SETI sky

Opinion: October 31, 2018

Plus letters to the editor

Editor's Note

Steve Palopoli Profile Photo

Halloween issues are always fun, but usually we write something about ghosts, hauntings and other things that go bump in the night. This year, we thought we’d delve into a different rich vein of spooky fun: aliens. The trick is that Wallace Baine’s cover story about Frank Drake, the founder of the Search for Extraterrestrial Intelligence, is actually a serious and thoughtful look at the state of our understanding of the universe. NBD! The treat is … well, that it’s a serious and thoughtful look at the state of our understanding of the universe. And that Drake himself is such a fascinating figure. And that SETI is experiencing a rebirth right now, and the future is bright for the science of interplanetary relations.

This week is also our final installment of the election guide that we’ve been doling out over the last three weeks. Kudos to Jacob Pierce and the whole news team for an excellent job on a huge task. Don’t forget to vote Nov. 6!


Letters to the Editor

Points at the Heart

I think a lot about the housing situation of the many people I depend on to make my life work well. I depend on the medical assistant at my healthcare clinic, the server at my favorite café, the young teacher at my niece’s school, the worker who maintains my favorite parks, the farmworker who picks the vegetables I eat, and the ambulance driver who might someday assist my family.

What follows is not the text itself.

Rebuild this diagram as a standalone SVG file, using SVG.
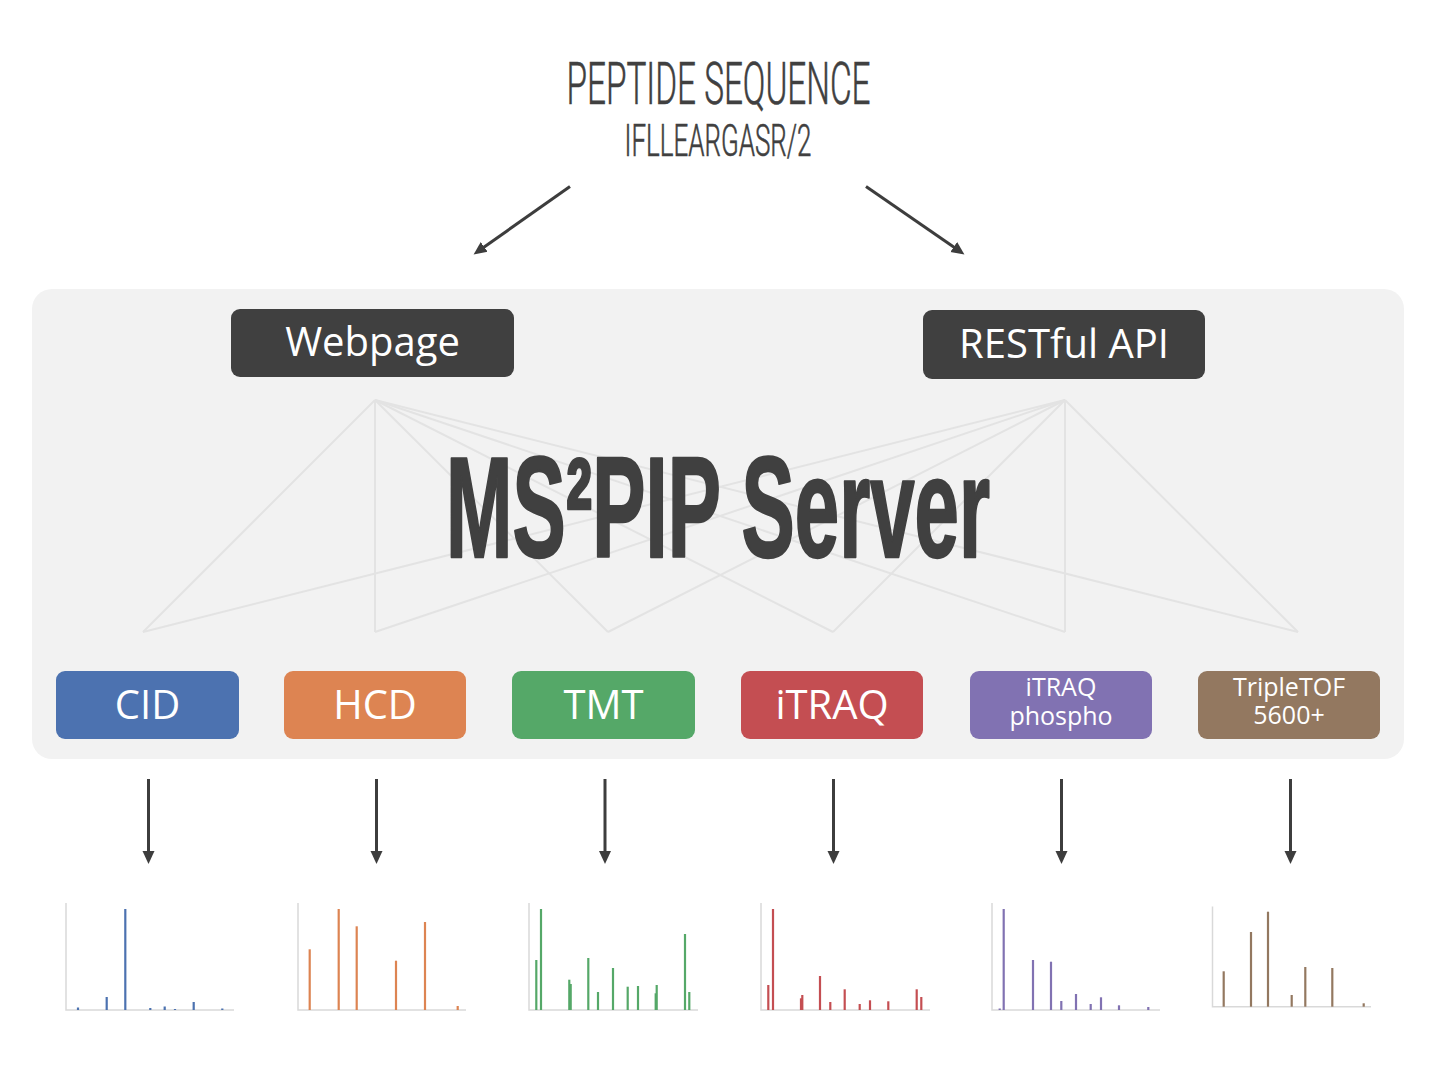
<svg xmlns="http://www.w3.org/2000/svg" width="1436" height="1079" viewBox="0 0 1436 1079">
  <style>
    .title { font-family: Roboto, "Liberation Sans", sans-serif; font-weight: 300; fill: #404040; stroke: #404040; stroke-width: 0.6; text-anchor: middle; }
    .server { font-family: "Liberation Sans", Arial, sans-serif; font-weight: 700; fill: #404040; stroke: #404040; stroke-width: 2.5; stroke-linejoin: round; text-anchor: middle; }
    .dark { fill: #404040; }
    .lbl { font-family: "Open Sans", "Liberation Sans", sans-serif; fill: #ffffff; text-anchor: middle; }
    .big { font-size: 40px; }
    .small { font-size: 25px; }
    .fan { stroke: #e3e3e3; stroke-width: 2; fill: none; }
    .arrow { stroke: #3d3d3d; stroke-width: 3; fill: none; marker-end: url(#head); }
    .axis { stroke: #d9d9d9; stroke-width: 1.5; fill: none; }
    .pk { stroke-width: 2.2; }
  </style>
  <defs>
    <marker id="head" markerUnits="userSpaceOnUse" markerWidth="14" markerHeight="14" viewBox="0 0 14 14" refX="7" refY="7" orient="auto">
      <path d="M0,1 L13,7 L0,13 z" fill="#3d3d3d"/>
    </marker>
  </defs>

  <rect id="panel" x="32" y="289" width="1372" height="470" rx="20" ry="20" fill="#f2f2f2"/>

  <g id="connectors">
    <g id="fan">
      <line class="fan" x1="375" y1="400" x2="143" y2="632"/>
      <line class="fan" x1="375" y1="400" x2="375" y2="632"/>
      <line class="fan" x1="375" y1="400" x2="608" y2="632"/>
      <line class="fan" x1="375" y1="400" x2="833" y2="632"/>
      <line class="fan" x1="375" y1="400" x2="1065" y2="632"/>
      <line class="fan" x1="375" y1="400" x2="1298" y2="632"/>
      <line class="fan" x1="1065" y1="400" x2="143" y2="632"/>
      <line class="fan" x1="1065" y1="400" x2="375" y2="632"/>
      <line class="fan" x1="1065" y1="400" x2="608" y2="632"/>
      <line class="fan" x1="1065" y1="400" x2="833" y2="632"/>
      <line class="fan" x1="1065" y1="400" x2="1065" y2="632"/>
      <line class="fan" x1="1065" y1="400" x2="1298" y2="632"/>
    </g>
    <line class="arrow" x1="570" y1="186.5" x2="478.5" y2="251"/>
    <line class="arrow" x1="866" y1="186.5" x2="959.5" y2="251"/>
    <line class="arrow" x1="148.5" y1="779" x2="148.5" y2="858"/>
    <line class="arrow" x1="376.5" y1="779" x2="376.5" y2="858"/>
    <line class="arrow" x1="605" y1="779" x2="605" y2="858"/>
    <line class="arrow" x1="833.5" y1="779" x2="833.5" y2="858"/>
    <line class="arrow" x1="1061.5" y1="779" x2="1061.5" y2="858"/>
    <line class="arrow" x1="1290.5" y1="779" x2="1290.5" y2="858"/>
  </g>

  <g id="title">
    <text class="title" x="718.5" y="103.5" font-size="60" textLength="304" lengthAdjust="spacingAndGlyphs">PEPTIDE SEQUENCE</text>
    <text class="title" x="718" y="155.5" font-size="45" textLength="187" lengthAdjust="spacingAndGlyphs">IFLLEARGASR/2</text>
  </g>

  <g id="server">
    <text class="server" x="718" y="557" font-size="142" textLength="544" lengthAdjust="spacingAndGlyphs">MS²PIP Server</text>
  </g>

  <g id="webpage">
    <rect class="dark" x="231" y="309" width="283" height="68" rx="9"/>
    <text class="lbl big" x="372.5" y="356">Webpage</text>
  </g>
  <g id="restful-api">
    <rect class="dark" x="923" y="310" width="282" height="69" rx="9"/>
    <text class="lbl big" x="1064" y="358">RESTful API</text>
  </g>

  <g id="cid">
    <rect x="56" y="671" width="183" height="68" rx="9" fill="#4c72b0"/>
    <text class="lbl big" x="147.5" y="719">CID</text>
  </g>
  <g id="hcd">
    <rect x="284" y="671" width="182" height="68" rx="9" fill="#dd8452"/>
    <text class="lbl big" x="375" y="719">HCD</text>
  </g>
  <g id="tmt">
    <rect x="512" y="671" width="183" height="68" rx="9" fill="#55a868"/>
    <text class="lbl big" x="603.5" y="719">TMT</text>
  </g>
  <g id="itraq">
    <rect x="741" y="671" width="182" height="68" rx="9" fill="#c44e52"/>
    <text class="lbl big" x="832" y="719">iTRAQ</text>
  </g>
  <g id="itraq-phospho">
    <rect x="970" y="671" width="182" height="68" rx="9" fill="#8172b2"/>
    <text class="lbl small"><tspan x="1061" y="696">iTRAQ</tspan><tspan x="1061" y="725">phospho</tspan></text>
  </g>
  <g id="tripletof">
    <rect x="1198" y="671" width="182" height="68" rx="9" fill="#937860"/>
    <text class="lbl small"><tspan x="1289" y="696">TripleTOF</tspan><tspan x="1289" y="724">5600+</tspan></text>
  </g>

  <g id="spectrum-cid" stroke="#4c72b0">
    <polyline class="axis" points="66,903 66,1010 234,1010"/>
    <line class="pk" x1="78" y1="1007.5" x2="78" y2="1010"/>
    <line class="pk" x1="106.7" y1="997" x2="106.7" y2="1010"/>
    <line class="pk" x1="125.3" y1="909" x2="125.3" y2="1010"/>
    <line class="pk" x1="150.3" y1="1008" x2="150.3" y2="1010"/>
    <line class="pk" x1="164.7" y1="1006.5" x2="164.7" y2="1010"/>
    <line class="pk" x1="175" y1="1009" x2="175" y2="1010"/>
    <line class="pk" x1="193.7" y1="1002" x2="193.7" y2="1010"/>
    <line class="pk" x1="222.3" y1="1008.5" x2="222.3" y2="1010"/>
  </g>
  <g id="spectrum-hcd" stroke="#dd8452">
    <polyline class="axis" points="298,903 298,1010 466,1010"/>
    <line class="pk" x1="309.7" y1="949.3" x2="309.7" y2="1010"/>
    <line class="pk" x1="338.7" y1="909" x2="338.7" y2="1010"/>
    <line class="pk" x1="356.7" y1="926.3" x2="356.7" y2="1010"/>
    <line class="pk" x1="396" y1="960.7" x2="396" y2="1010"/>
    <line class="pk" x1="425" y1="922" x2="425" y2="1010"/>
    <line class="pk" x1="457.7" y1="1006" x2="457.7" y2="1010"/>
  </g>
  <g id="spectrum-tmt" stroke="#55a868">
    <polyline class="axis" points="529,903 529,1010 698,1010"/>
    <line class="pk" x1="536.3" y1="960" x2="536.3" y2="1010"/>
    <line class="pk" x1="541" y1="909" x2="541" y2="1010"/>
    <line class="pk" x1="569.3" y1="979.7" x2="569.3" y2="1010"/>
    <line class="pk" x1="570.7" y1="984" x2="570.7" y2="1010"/>
    <line class="pk" x1="588.3" y1="958" x2="588.3" y2="1010"/>
    <line class="pk" x1="598" y1="992" x2="598" y2="1010"/>
    <line class="pk" x1="613" y1="968" x2="613" y2="1010"/>
    <line class="pk" x1="627.7" y1="986.7" x2="627.7" y2="1010"/>
    <line class="pk" x1="638" y1="986" x2="638" y2="1010"/>
    <line class="pk" x1="655.7" y1="993.3" x2="655.7" y2="1010"/>
    <line class="pk" x1="656.7" y1="985" x2="656.7" y2="1010"/>
    <line class="pk" x1="685" y1="934" x2="685" y2="1010"/>
    <line class="pk" x1="689.3" y1="992" x2="689.3" y2="1010"/>
  </g>
  <g id="spectrum-itraq" stroke="#c44e52">
    <polyline class="axis" points="761,903 761,1010 930,1010"/>
    <line class="pk" x1="768.3" y1="985" x2="768.3" y2="1010"/>
    <line class="pk" x1="773" y1="909" x2="773" y2="1010"/>
    <line class="pk" x1="801" y1="998.3" x2="801" y2="1010"/>
    <line class="pk" x1="802.3" y1="995" x2="802.3" y2="1010"/>
    <line class="pk" x1="820" y1="976" x2="820" y2="1010"/>
    <line class="pk" x1="830.3" y1="1002" x2="830.3" y2="1010"/>
    <line class="pk" x1="844.7" y1="989.3" x2="844.7" y2="1010"/>
    <line class="pk" x1="859.7" y1="1004" x2="859.7" y2="1010"/>
    <line class="pk" x1="870" y1="1000.3" x2="870" y2="1010"/>
    <line class="pk" x1="888.3" y1="1001.3" x2="888.3" y2="1010"/>
    <line class="pk" x1="916.7" y1="989.3" x2="916.7" y2="1010"/>
    <line class="pk" x1="921.3" y1="997" x2="921.3" y2="1010"/>
  </g>
  <g id="spectrum-itraq-phospho" stroke="#8172b2">
    <polyline class="axis" points="992,903 992,1010 1160,1010"/>
    <line class="pk" x1="999.7" y1="1008.5" x2="999.7" y2="1010"/>
    <line class="pk" x1="1003.7" y1="909" x2="1003.7" y2="1010"/>
    <line class="pk" x1="1033" y1="960" x2="1033" y2="1010"/>
    <line class="pk" x1="1051" y1="961.7" x2="1051" y2="1010"/>
    <line class="pk" x1="1061.3" y1="1001" x2="1061.3" y2="1010"/>
    <line class="pk" x1="1076" y1="994" x2="1076" y2="1010"/>
    <line class="pk" x1="1090.7" y1="1004" x2="1090.7" y2="1010"/>
    <line class="pk" x1="1101" y1="997.3" x2="1101" y2="1010"/>
    <line class="pk" x1="1119" y1="1005.3" x2="1119" y2="1010"/>
    <line class="pk" x1="1148.3" y1="1007" x2="1148.3" y2="1010"/>
  </g>
  <g id="spectrum-tripletof" stroke="#937860">
    <polyline class="axis" points="1212.5,906.5 1212.5,1006.7 1371,1006.7"/>
    <line class="pk" x1="1223.7" y1="971.3" x2="1223.7" y2="1006.7"/>
    <line class="pk" x1="1251" y1="932" x2="1251" y2="1006.7"/>
    <line class="pk" x1="1268" y1="911.7" x2="1268" y2="1006.7"/>
    <line class="pk" x1="1291.7" y1="995" x2="1291.7" y2="1006.7"/>
    <line class="pk" x1="1305.3" y1="967" x2="1305.3" y2="1006.7"/>
    <line class="pk" x1="1332.3" y1="968" x2="1332.3" y2="1006.7"/>
    <line class="pk" x1="1363.7" y1="1003.3" x2="1363.7" y2="1006.7"/>
  </g>
</svg>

I want my neighbor’s daughter, who’s lived here her whole life and helps disabled seniors, to be able to remain here. If these family members and neighbors and service providers aren’t able to live somewhere in the county, the quality of our lives will be diminished. These points are at the heart of why so many, including homeowners like me, support Measure H, which will provide affordable housing for working families and vulnerable people in our community. Vote Yes on H.

Don Lane
Santa Cruz

Effects of Rent Control

Google the long term effects of rent control and you will find studies that show that after a few years it reduces the supply of rentals, which leads to higher rents. Having lived through the inception of rent control in Santa Monica in the ’70s, I can agree with that and some other findings. Landlords gravitated to the most affluent tenants who would often pay for their own maintenance. The weekly papers which preceded Craigslist had many ads offering “key fees,” thousands of dollars for referrals to rent-controlled apartments. Apartment buildings were abandoned, unpainted and landscaping non-existent.  And some folks on fixed incomes or low incomes were allowed to stay.

Santa Cruz needs lots of new affordable apartments. Compared to other coastal cities, we have lots of vacant land and low-rise buildings. The city government can make this happen by expediting the permit process and taxing vacant land and providing public housing for the poor. Telling someone what to charge for something they own is cumbersome and counterproductive.  

Paul Cocking
Santa Cruz

Hold Officials Accountable

Now that election time is here, I’m thinking back to a piece Jacob Pierce wrote months ago about the Grand Jury and the work it does looking into problems in our government (GT, 7/3). One of their reports released in May focused on San Lorenzo Valley Water District, investigated for various misdeeds, including lack of appropriate oversight reporting on assessment funds and mishandling of projects, poor communications skills and an adversarial response to the public on a variety of issues, including trying to stifle the public’s right to speak, and in continuing to use cancer-linked glyphosate in our wellfield watershed. This report was preceded by a district scandal about board actions and misuse of funds, (GT 12/21/16), and a 2013-14 Grand Jury investigation which blasted the same water district for “lack of financial and operational oversight.” This is sounding all too familiar for weary SLV ratepayers, saddled last year with perhaps the highest water rates in the county, and a board who cannot get a grip on sensible budgets and spending.

The Grand Jury has no enforcement power, and thus five months after their report, the water district board has yet to follow up or enact any of the corrective actions they agreed to in their required response to Judge John Gallagher. The Grand Jury says we as citizens must be the watchdogs that hold our government agencies accountable. For SLV ratepayers, that opportunity comes this November election, breaking the cycle by retiring incumbents out, and voting in three new highly qualified board candidates experienced in sound financial oversight, to carry on important district work into the future. I’m grateful we have a Grand Jury, and thankful we can bring about positive change in our local governments- by the power of our vote.